> Aim of the exercise: Word for word, extract the first line of the records below and each line after it, up to and including the line with "2.97, 2.98, 2.98];". Pictures are left out.

◆ ◆ ◆

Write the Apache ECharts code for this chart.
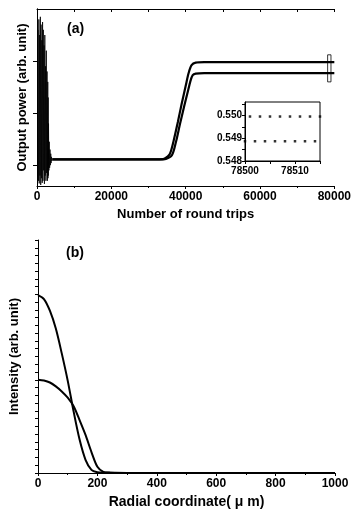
<!DOCTYPE html>
<html>
<head>
<meta charset="utf-8">
<title>Output power and intensity profile</title>
<script src="https://cdn.jsdelivr.net/npm/echarts@6.0.0/dist/echarts.min.js"></script>
<style>
  html, body { margin: 0; padding: 0; background: #fff; }
  #chart { width: 354px; height: 510px; }
</style>
</head>
<body>
<div id="chart"></div>
<script>
  // (a) output power vs number of round trips
  const transientRounds = [300, 400, 500, 600, 700, 800, 900, 1000, 1100, 1200, 1300, 1400, 1500, 1600, 1700, 1800, 1900, 2000, 2100, 2200, 2300, 2400, 2500, 2600, 2700, 2800, 2900, 2950, 3000, 3050, 3100, 3200, 3300, 3400, 3500, 3600, 3700, 3800, 3900, 4000, 4100, 4200];
  const transientPower = [3.6, 0.7, 3.8, 0.65, 3.5, 0.8, 3.85, 0.62, 3.7, 0.75, 3.4, 0.66, 3.75, 0.7, 3.6, 0.9, 3.3, 0.64, 3.5, 0.8, 2.9, 0.7, 3.2, 0.85, 2.8, 0.7, 2.6, 0.75, 2.3, 0.8, 1.8, 0.9, 1.45, 0.95, 1.3, 1.0, 1.22, 1.04, 1.16, 1.08, 1.13, 1.11];

  const upperRounds = [4200, 33000, 34400, 35700, 36800, 37900, 38900, 40000, 40800, 41600, 42700, 45000, 80000];
  const upperPower = [1.11, 1.11, 1.13, 1.21, 1.48, 1.83, 2.17, 2.52, 2.77, 2.92, 2.97, 2.98, 2.98];

  const lowerRounds = [4200, 33000, 34700, 36300, 37400, 38500, 39600, 40600, 41300, 41900, 42700, 45000, 80000];
  const lowerPower = [1.11, 1.11, 1.12, 1.19, 1.45, 1.80, 2.13, 2.42, 2.62, 2.73, 2.76, 2.77, 2.77];

  const powerTicks = [1, 2, 3];
  const zoomBoxRounds = [78200, 79100];
  const zoomBoxPower = [2.6, 3.12];

  // inset
  const insetUpperRounds = [78501, 78503, 78505, 78507, 78509, 78511, 78513, 78515];
  const insetUpperPower = [0.54996, 0.54996, 0.54996, 0.54996, 0.54996, 0.54996, 0.54996, 0.54996];
  const insetLowerRounds = [78500, 78502, 78504, 78506, 78508, 78510, 78512, 78514];
  const insetLowerPower = [0.54887, 0.54887, 0.54887, 0.54887, 0.54887, 0.54887, 0.54887, 0.54887];
  const insetTicks = [0.548, 0.5485, 0.549, 0.5495, 0.55, 0.5505];
  const insetLabels = [0.548, 0.549, 0.55];

  // (b) intensity vs radial coordinate
  const radialUm = [0, 20, 40, 60, 80, 100, 120, 140, 160, 180, 200, 220, 240, 260, 300, 1000];
  const narrowBeam = [22.9, 22.4, 20.9, 18.6, 15.4, 11.9, 7.9, 4.3, 1.7, 0.4, 0.1, 0.05, 0.02, 0, 0, 0];
  const wideBeam = [12.0, 11.9, 11.65, 11.15, 10.5, 9.7, 8.6, 6.8, 4.9, 2.7, 0.8, 0.15, 0.05, 0.02, 0, 0];

  const pairs = (xs, ys) => xs.map((x, i) => [x, ys[i]]);

  const font = "'Liberation Sans', Arial, sans-serif";
  const black = '#000';
  const axisLine = { show: true, lineStyle: { color: black, width: 1 } };
  const plain = v => String(v);

  let chart = echarts.init(document.getElementById('chart'));

  let option = {
    backgroundColor: '#fff',
    animation: false,
    textStyle: { fontFamily: font, color: black },
    title: [
      { text: '(a)', left: 62, top: 17, textStyle: { fontFamily: font, fontSize: 14, fontWeight: 'bold', color: black } },
      { text: '(b)', left: 61, top: 241, textStyle: { fontFamily: font, fontSize: 14, fontWeight: 'bold', color: black } }
    ],
    grid: [
      { left: 37, top: 9, width: 298, height: 177 },
      { left: 245, top: 102, width: 75, height: 59, show: true, borderColor: black, borderWidth: 1, backgroundColor: '#fff' },
      { left: 34, top: 240, width: 301, height: 233 }
    ],
    xAxis: [
      {
        gridIndex: 0, type: 'value', min: 0, max: 80000, interval: 20000,
        axisLine: axisLine,
        axisTick: { inside: false, length: 3, lineStyle: { color: black } },
        minorTick: { show: true, splitNumber: 2, length: 2, lineStyle: { color: black } },
        splitLine: { show: false },
        axisLabel: { color: black, fontFamily: font, fontSize: 12, fontWeight: 'bold', margin: 5, formatter: plain },
        name: 'Number of round trips', nameLocation: 'middle', nameGap: 22,
        nameTextStyle: { color: black, fontFamily: font, fontSize: 13, fontWeight: 'bold' }
      },
      {
        gridIndex: 0, type: 'value', position: 'top', min: 0, max: 80000, interval: 10000,
        axisLine: axisLine,
        axisTick: { inside: true, length: 3, lineStyle: { color: black } },
        splitLine: { show: false },
        axisLabel: { show: false }
      },
      {
        gridIndex: 1, type: 'value', min: 78500, max: 78515, interval: 5,
        axisLine: axisLine,
        axisTick: { inside: false, length: 3, lineStyle: { color: black } },
        splitLine: { show: false },
        axisLabel: {
          color: black, fontFamily: font, fontSize: 10, fontWeight: 'bold', margin: 5,
          formatter: v => (v % 10 === 0 ? String(v) : '')
        }
      },
      {
        gridIndex: 2, type: 'value', min: 0, max: 1000, interval: 200,
        axisLine: axisLine,
        axisTick: { inside: false, length: 3, lineStyle: { color: black } },
        minorTick: { show: true, splitNumber: 2, length: 2, lineStyle: { color: black } },
        splitLine: { show: false },
        axisLabel: { color: black, fontFamily: font, fontSize: 12, fontWeight: 'bold', margin: 5, formatter: plain },
        name: 'Radial coordinate( μ m)', nameLocation: 'middle', nameGap: 22,
        nameTextStyle: { color: black, fontFamily: font, fontSize: 14, fontWeight: 'bold' }
      }
    ],
    yAxis: [
      {
        gridIndex: 0, type: 'value', min: 0.6, max: 4,
        axisLine: axisLine,
        axisTick: { inside: false, length: 4, customValues: powerTicks, lineStyle: { color: black } },
        splitLine: { show: false },
        axisLabel: { show: false },
        name: 'Output power (arb. unit)', nameLocation: 'middle', nameGap: 8,
        nameTextStyle: { color: black, fontFamily: font, fontSize: 13, fontWeight: 'bold' }
      },
      {
        gridIndex: 0, type: 'value', position: 'right', min: 0.6, max: 4,
        axisLine: axisLine,
        axisTick: { inside: true, length: 3, customValues: powerTicks, lineStyle: { color: black } },
        splitLine: { show: false },
        axisLabel: { show: false }
      },
      {
        gridIndex: 1, type: 'value', min: 0.548, max: 0.5506,
        axisLine: axisLine,
        axisTick: { inside: false, length: 3, customValues: insetTicks, lineStyle: { color: black } },
        splitLine: { show: false },
        axisLabel: {
          color: black, fontFamily: font, fontSize: 10, fontWeight: 'bold', margin: 3,
          customValues: insetLabels, formatter: v => v.toFixed(3)
        }
      },
      {
        gridIndex: 2, type: 'value', min: 0, max: 30, interval: 1,
        axisLine: axisLine,
        axisTick: { inside: false, length: 3, lineStyle: { color: black } },
        splitLine: { show: false },
        axisLabel: { show: false },
        name: 'Intensity (arb. unit)', nameLocation: 'middle', nameGap: 17,
        nameTextStyle: { color: black, fontFamily: font, fontSize: 13, fontWeight: 'bold' }
      }
    ],
    series: [
      {
        name: 'transient', type: 'line', xAxisIndex: 0, yAxisIndex: 0,
        data: pairs(transientRounds, transientPower),
        showSymbol: false, lineStyle: { color: black, width: 0.8 }
      },
      {
        name: 'upper', type: 'line', xAxisIndex: 0, yAxisIndex: 0,
        data: pairs(upperRounds, upperPower),
        smooth: 0.3, showSymbol: false, lineStyle: { color: black, width: 2.2 },
        markArea: {
          silent: true,
          itemStyle: { color: 'rgba(0,0,0,0)', borderColor: black, borderWidth: 0.8 },
          data: [[{ xAxis: zoomBoxRounds[0], yAxis: zoomBoxPower[0] }, { xAxis: zoomBoxRounds[1], yAxis: zoomBoxPower[1] }]]
        }
      },
      {
        name: 'lower', type: 'line', xAxisIndex: 0, yAxisIndex: 0,
        data: pairs(lowerRounds, lowerPower),
        smooth: 0.3, showSymbol: false, lineStyle: { color: black, width: 2.2 }
      },
      {
        name: 'inset upper', type: 'scatter', xAxisIndex: 2, yAxisIndex: 2,
        data: pairs(insetUpperRounds, insetUpperPower),
        symbol: 'rect', symbolSize: 2.5, clip: false, itemStyle: { color: black }
      },
      {
        name: 'inset lower', type: 'scatter', xAxisIndex: 2, yAxisIndex: 2,
        data: pairs(insetLowerRounds, insetLowerPower),
        symbol: 'rect', symbolSize: 2.5, clip: false, itemStyle: { color: black }
      },
      {
        name: 'narrow', type: 'line', xAxisIndex: 3, yAxisIndex: 3,
        data: pairs(radialUm, narrowBeam),
        smooth: 0.3, showSymbol: false, lineStyle: { color: black, width: 2 }
      },
      {
        name: 'wide', type: 'line', xAxisIndex: 3, yAxisIndex: 3,
        data: pairs(radialUm, wideBeam),
        smooth: 0.3, showSymbol: false, lineStyle: { color: black, width: 2 }
      }
    ]
  };

  chart.setOption(option);
</script>
</body>
</html>
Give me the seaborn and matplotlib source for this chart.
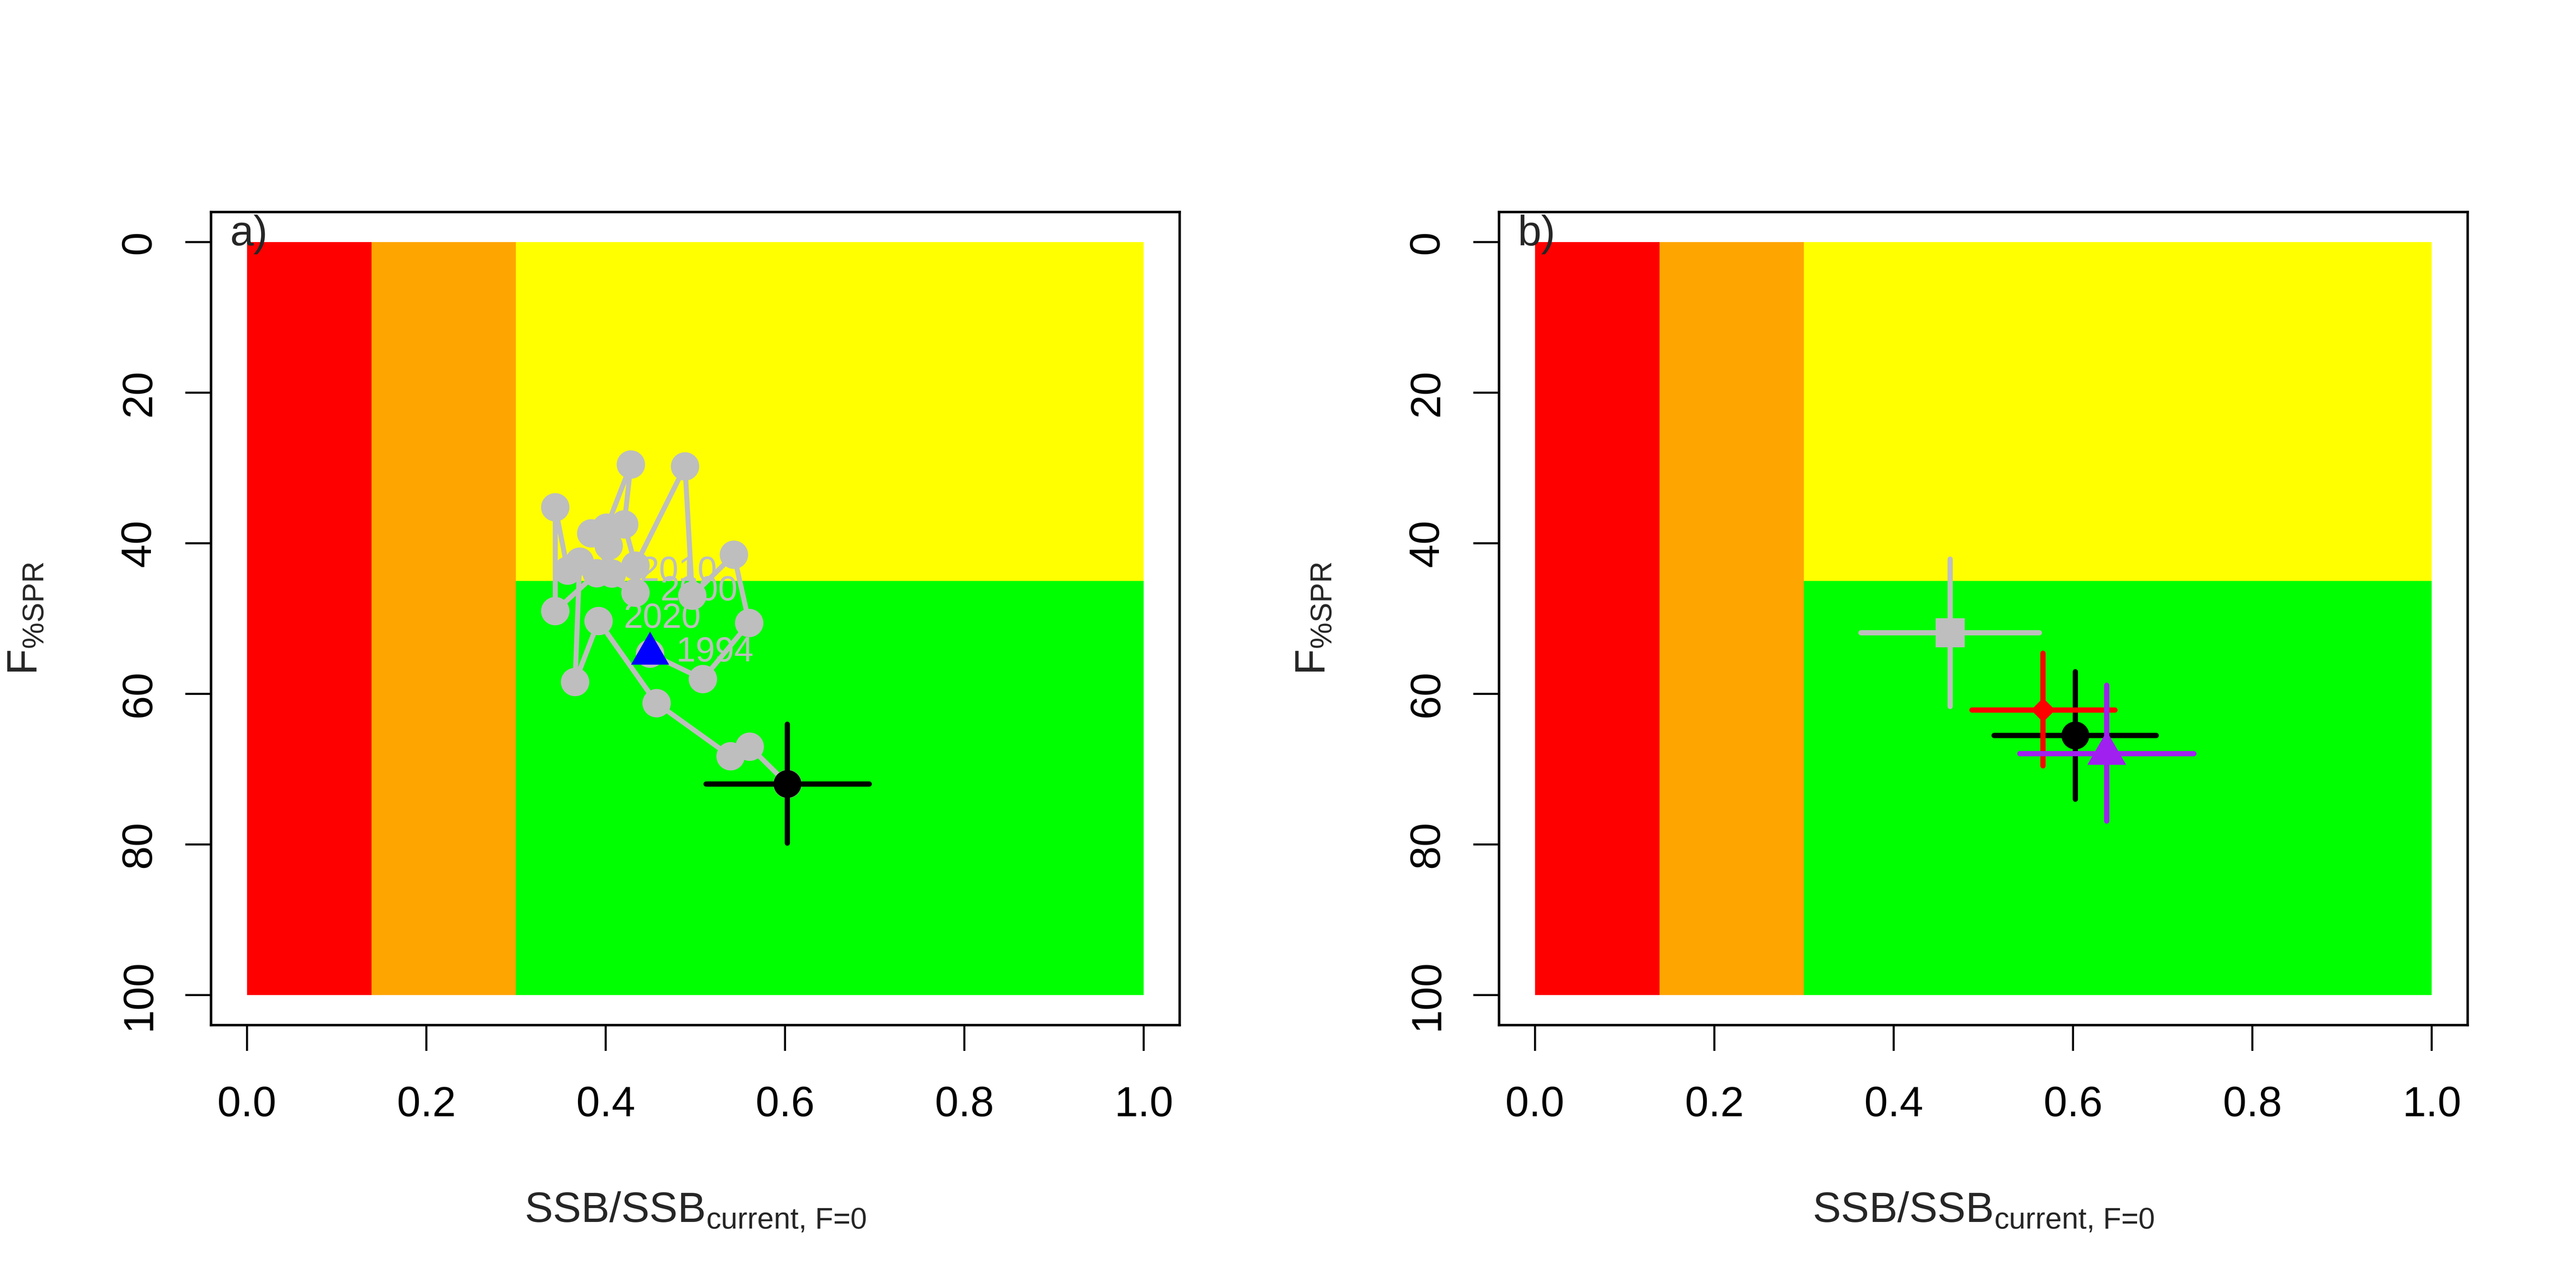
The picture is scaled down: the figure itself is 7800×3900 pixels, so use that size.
import numpy as np
import pandas as pd
import matplotlib
matplotlib.use('Agg')
import matplotlib.pyplot as plt
from matplotlib.markers import MarkerStyle
from matplotlib.path import Path
import seaborn as sns

# Zone limits (SSB ratio breaks and F%SPR limit)
zone_x = [0.0, 0.139, 0.3, 1.0]
f_limit = 45
f_max = 100

# Panel a: historical trajectory (SSB/SSB_current,F=0 vs F%SPR)
traj_ssb = [0.6027, 0.5606, 0.5393, 0.4568, 0.3921, 0.3659, 0.3710, 0.3577,
            0.3438, 0.3438, 0.3901, 0.4332, 0.4071, 0.3839, 0.4034, 0.4009,
            0.4281, 0.4207, 0.4332, 0.4885, 0.4966, 0.5430, 0.5600, 0.5084,
            0.4495]
traj_f = [71.97, 67.02, 68.29, 61.24, 50.33, 58.43, 42.44, 43.63,
          35.22, 49.01, 43.98, 46.56, 44.02, 38.68, 40.34, 37.93,
          29.54, 37.49, 42.97, 29.79, 46.96, 41.52, 50.59, 58.04,
          54.66]
year_labels = ['2010', '2000', '2020', '1994']
year_lab_x = [0.4812, 0.5043, 0.4632, 0.5217]
year_lab_y = [43.8, 46.36, 50.0, 54.5]

last_ssb, last_f = 0.4495, 54.66
cur_ssb, cur_f = 0.6027, 71.97
cur_ssb_ci = [0.5121, 0.6940]
cur_f_ci = [64.04, 79.85]

# Panel b: alternative estimates with intervals
b_ssb = [0.4629, 0.6026, 0.5666, 0.6376]
b_f = [51.89, 65.53, 62.15, 67.94]
b_ssb_lo = [0.3635, 0.5121, 0.4874, 0.5408]
b_ssb_hi = [0.5624, 0.6929, 0.6469, 0.7349]
b_f_lo = [42.09, 57.07, 54.62, 58.87]
b_f_hi = [61.67, 73.98, 69.56, 76.87]
b_colors = ['#BEBEBE', '#000000', '#FF0000', '#A020F0']

sns.set_theme(style='ticks')
plt.rcParams['font.family'] = ['Liberation Sans', 'DejaVu Sans']
plt.rcParams['mathtext.fontset'] = 'custom'
plt.rcParams['mathtext.rm'] = 'Liberation Sans'
plt.rcParams['mathtext.it'] = 'Liberation Sans:italic'

FS = 15.4
GRAY = '#BEBEBE'
tri = MarkerStyle(Path([(-1, -0.577), (1, -0.577), (0, 1.155), (-1, -0.577)],
                       [Path.MOVETO, Path.LINETO, Path.LINETO, Path.CLOSEPOLY]))


def draw_zones(ax):
    ax.fill_between([zone_x[0], zone_x[1]], 0, f_max, color='#FF0000', lw=0, zorder=0)
    ax.fill_between([zone_x[1], zone_x[2]], 0, f_max, color='#FFA500', lw=0, zorder=0)
    ax.fill_between([zone_x[2], zone_x[3]], 0, f_limit, color='#FFFF00', lw=0, zorder=0)
    ax.fill_between([zone_x[2], zone_x[3]], f_limit, f_max, color='#00FF00', lw=0, zorder=0)


def style_axes(ax, tag):
    ax.set_xlim(-0.04, 1.04)
    ax.set_ylim(104, -4)
    xt = [0, 0.2, 0.4, 0.6, 0.8, 1.0]
    ax.set_xticks(xt)
    ax.set_xticklabels([f'{v:.1f}' for v in xt])
    yt = [0, 20, 40, 60, 80, 100]
    ax.set_yticks(yt)
    ax.set_yticklabels([str(v) for v in yt], rotation=90, va='center')
    ax.tick_params(axis='both', length=9.4, width=0.75, colors='black',
                   labelsize=FS, direction='out')
    ax.tick_params(axis='x', pad=12.5)
    ax.tick_params(axis='y', pad=9.4)
    for s in ax.spines.values():
        s.set_visible(True)
        s.set_color('black')
        s.set_linewidth(0.9)
    ax.set_xlabel('')
    ax.set_ylabel('')
    ax.text(0.5, -0.242, r'SSB/SSB$_{\text{current, F=0}}$', transform=ax.transAxes,
            ha='center', va='baseline', fontsize=FS)
    ax.text(-0.1906, 0.5, r'F$_{\text{%SPR}}$', transform=ax.transAxes,
            rotation=90, ha='center', va='center', fontsize=FS)
    ax.text(-0.019, -1.0, tag, ha='left', va='center', fontsize=FS, zorder=10)


def cross(ax, x, y, xlo, xhi, ylo, yhi, color, z):
    ax.hlines(y, xlo, xhi, colors=color, linewidth=1.9, capstyle='round', zorder=z)
    ax.vlines(x, ylo, yhi, colors=color, linewidth=1.9, capstyle='round', zorder=z)


fig = plt.figure(figsize=(13, 6.5), dpi=600)
ax_a = fig.add_axes([0.08192, 0.20410, 0.37603, 0.63128])
ax_b = fig.add_axes([0.58192, 0.20410, 0.37603, 0.63128])

# a) trajectory
draw_zones(ax_a)
traj = pd.DataFrame({'ssb': traj_ssb, 'f': traj_f})
sns.lineplot(data=traj, x='ssb', y='f', sort=False, estimator=None, color=GRAY,
             linewidth=1.8, ax=ax_a, zorder=2)
sns.scatterplot(data=traj, x='ssb', y='f', color=GRAY, s=10.3 ** 2, linewidth=0,
                edgecolor='none', ax=ax_a, zorder=3)
for lab, lx, ly in zip(year_labels, year_lab_x, year_lab_y):
    ax_a.text(lx, ly, lab, color=GRAY, fontsize=12.6, ha='center', va='center', zorder=4)
sns.scatterplot(x=[last_ssb], y=[last_f], marker=tri, color='#0000FF', s=16.0 ** 2,
                linewidth=0, edgecolor='none', ax=ax_a, zorder=5)
cross(ax_a, cur_ssb, cur_f, cur_ssb_ci[0], cur_ssb_ci[1], cur_f_ci[0], cur_f_ci[1], 'black', 6)
sns.scatterplot(x=[cur_ssb], y=[cur_f], color='black', s=10.1 ** 2, linewidth=0,
                edgecolor='none', ax=ax_a, zorder=7)
style_axes(ax_a, 'a)')

# b) alternative estimates
draw_zones(ax_b)
b_markers = ['s', 'o', 'D', tri]
b_sizes = [10.56, 10.1, 6.2, 16.3]
for i in range(len(b_ssb)):
    z = 3 + 2 * i
    cross(ax_b, b_ssb[i], b_f[i], b_ssb_lo[i], b_ssb_hi[i], b_f_lo[i], b_f_hi[i], b_colors[i], z)
    sns.scatterplot(x=[b_ssb[i]], y=[b_f[i]], marker=b_markers[i], color=b_colors[i],
                    s=b_sizes[i] ** 2, linewidth=0, edgecolor='none', ax=ax_b, zorder=z + 1)
style_axes(ax_b, 'b)')

fig.savefig('out.png', dpi=600, facecolor='white')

◆ ◆ ◆

> Solution to this task:
Write the Apache ECharts code for this chart.
<!DOCTYPE html>
<html>
<head>
<meta charset="utf-8">
<title>Output power and intensity profile</title>
<script src="https://cdn.jsdelivr.net/npm/echarts@6.0.0/dist/echarts.min.js"></script>
<style>
  html, body { margin: 0; padding: 0; background: #fff; }
  #chart { width: 354px; height: 510px; }
</style>
</head>
<body>
<div id="chart"></div>
<script>
  // (a) output power vs number of round trips
  const transientRounds = [300, 400, 500, 600, 700, 800, 900, 1000, 1100, 1200, 1300, 1400, 1500, 1600, 1700, 1800, 1900, 2000, 2100, 2200, 2300, 2400, 2500, 2600, 2700, 2800, 2900, 2950, 3000, 3050, 3100, 3200, 3300, 3400, 3500, 3600, 3700, 3800, 3900, 4000, 4100, 4200];
  const transientPower = [3.6, 0.7, 3.8, 0.65, 3.5, 0.8, 3.85, 0.62, 3.7, 0.75, 3.4, 0.66, 3.75, 0.7, 3.6, 0.9, 3.3, 0.64, 3.5, 0.8, 2.9, 0.7, 3.2, 0.85, 2.8, 0.7, 2.6, 0.75, 2.3, 0.8, 1.8, 0.9, 1.45, 0.95, 1.3, 1.0, 1.22, 1.04, 1.16, 1.08, 1.13, 1.11];

  const upperRounds = [4200, 33000, 34400, 35700, 36800, 37900, 38900, 40000, 40800, 41600, 42700, 45000, 80000];
  const upperPower = [1.11, 1.11, 1.13, 1.21, 1.48, 1.83, 2.17, 2.52, 2.77, 2.92, 2.97, 2.98, 2.98];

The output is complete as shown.